» **Stated exercise**: Print nothing but the lines from the start of the listing below through the line that contains "Bar, XAxis, YAxis". Do not include the pictures.

===== Data extract

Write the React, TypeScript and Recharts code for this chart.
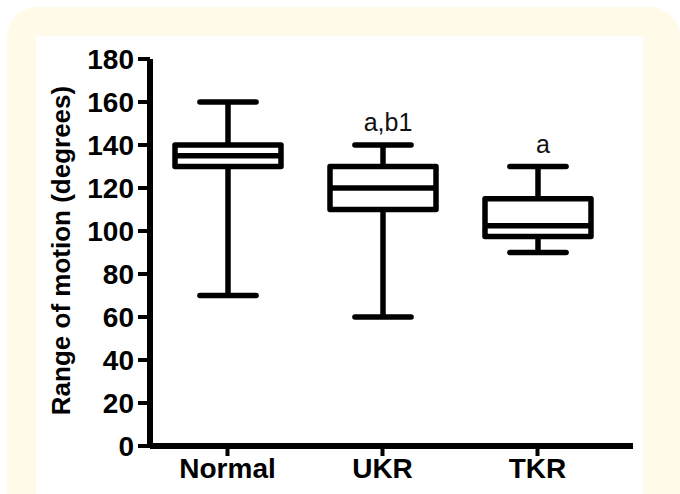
import React from "react";
import { BarChart, Bar, XAxis, YAxis } from "recharts";

const categories = ["Normal", "UKR", "TKR"];
const minValues = [70, 60, 90];
const q1Values = [130, 110, 97.5];
const medianValues = [135, 120, 102.5];
const q3Values = [140, 130, 115];
const maxValues = [160, 140, 130];
const annotations = ["", "a,b1", "a"];
const yTicks = [0, 20, 40, 60, 80, 100, 120, 140, 160, 180];

const data = categories.map((name, i) => ({
  name,
  range: [minValues[i], maxValues[i]],
  min: minValues[i],
  q1: q1Values[i],
  median: medianValues[i],
  q3: q3Values[i],
  max: maxValues[i],
  note: annotations[i],
}));

const FONT = "Arial, 'Liberation Sans', sans-serif";
const SW = 5.5;

const BoxShape = (props: any) => {
  const { x, y, width, height, index } = props;
  const d = props.payload && props.payload.q1 !== undefined ? props.payload : data[index];
  const top = Math.min(y, y + height);
  const bottom = Math.max(y, y + height);
  const px = (v: number) => bottom - ((v - d.min) / (d.max - d.min)) * (bottom - top);
  const cx = x + width / 2;
  const capHalf = width * 0.265;
  const yMax = px(d.max);
  const yMin = px(d.min);
  const yQ1 = px(d.q1);
  const yQ3 = px(d.q3);
  const yMed = px(d.median);
  return (
    <g>
      <line x1={cx} x2={cx} y1={yMax} y2={yQ3} stroke="#000" strokeWidth={SW} />
      <line x1={cx} x2={cx} y1={yQ1} y2={yMin} stroke="#000" strokeWidth={SW} />
      <line x1={cx - capHalf} x2={cx + capHalf} y1={yMax} y2={yMax} stroke="#000" strokeWidth={SW} strokeLinecap="round" />
      <line x1={cx - capHalf} x2={cx + capHalf} y1={yMin} y2={yMin} stroke="#000" strokeWidth={SW} strokeLinecap="round" />
      <rect x={x} y={yQ3} width={width} height={yQ1 - yQ3} fill="#fff" stroke="#000" strokeWidth={SW} strokeLinejoin="round" />
      <line x1={x} x2={x + width} y1={yMed} y2={yMed} stroke="#000" strokeWidth={SW} />
      {d.note ? (
        <text x={cx + 5} y={yMax - 14} textAnchor="middle" fontFamily={FONT} fontSize={25} fill="#111">
          {d.note}
        </text>
      ) : null}
    </g>
  );
};

const YLabel = (props: any) => {
  const vb = props.viewBox || { x: 0, y: 59, width: 150, height: 387 };
  const cx = vb.x + 61;
  const cy = vb.y + vb.height / 2 - 2;
  return (
    <text
      x={cx}
      y={cy}
      transform={`rotate(-90 ${cx} ${cy})`}
      textAnchor="middle"
      dominantBaseline="central"
      fontFamily={FONT}
      fontWeight="bold"
      fontSize={26}
      fill="#000"
    >
      Range of motion (degrees)
    </text>
  );
};

export default function App() {
  return (
    <div style={{ position: "absolute", left: 0, top: 0, width: 680, height: 494, background: "#fff", overflow: "hidden" }}>
      <div
        style={{
          position: "absolute",
          left: 7,
          top: 7,
          width: 673,
          height: 520,
          background: "#fffbe8",
          borderRadius: 30,
        }}
      />
      <div style={{ position: "absolute", left: 36, top: 36, width: 607, height: 480, background: "#fff" }} />
      <div style={{ position: "absolute", left: 0, top: 0 }}>
        <BarChart
          width={680}
          height={494}
          data={data}
          margin={{ top: 59, right: 47, bottom: 8, left: 0 }}
        >
          <XAxis
            dataKey="name"
            height={40}
            padding={{ left: 0, right: 18 }}
            axisLine={{ stroke: "#000", strokeWidth: 6 }}
            tickLine={{ stroke: "#000", strokeWidth: 4 }}
            tickSize={10}
            tickMargin={2}
            tick={{ fill: "#000", fontSize: 28, fontWeight: "bold", fontFamily: FONT }}
            interval={0}
          />
          <YAxis
            type="number"
            domain={[0, 180]}
            ticks={yTicks}
            width={150}
            axisLine={{ stroke: "#000", strokeWidth: 6 }}
            tickLine={{ stroke: "#000", strokeWidth: 4 }}
            tickSize={12}
            tickMargin={4}
            tick={{ fill: "#000", fontSize: 28, fontWeight: "bold", fontFamily: FONT }}
            interval={0}
            label={<YLabel />}
          />
          <Bar dataKey="range" barSize={106} shape={BoxShape} isAnimationActive={false} />
        </BarChart>
      </div>
    </div>
  );
}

==========

» **Answer for the task**:
Write the React, TypeScript and Recharts code for this chart.
import React from "react";
import { BarChart, Bar, XAxis, YAxis } from "recharts";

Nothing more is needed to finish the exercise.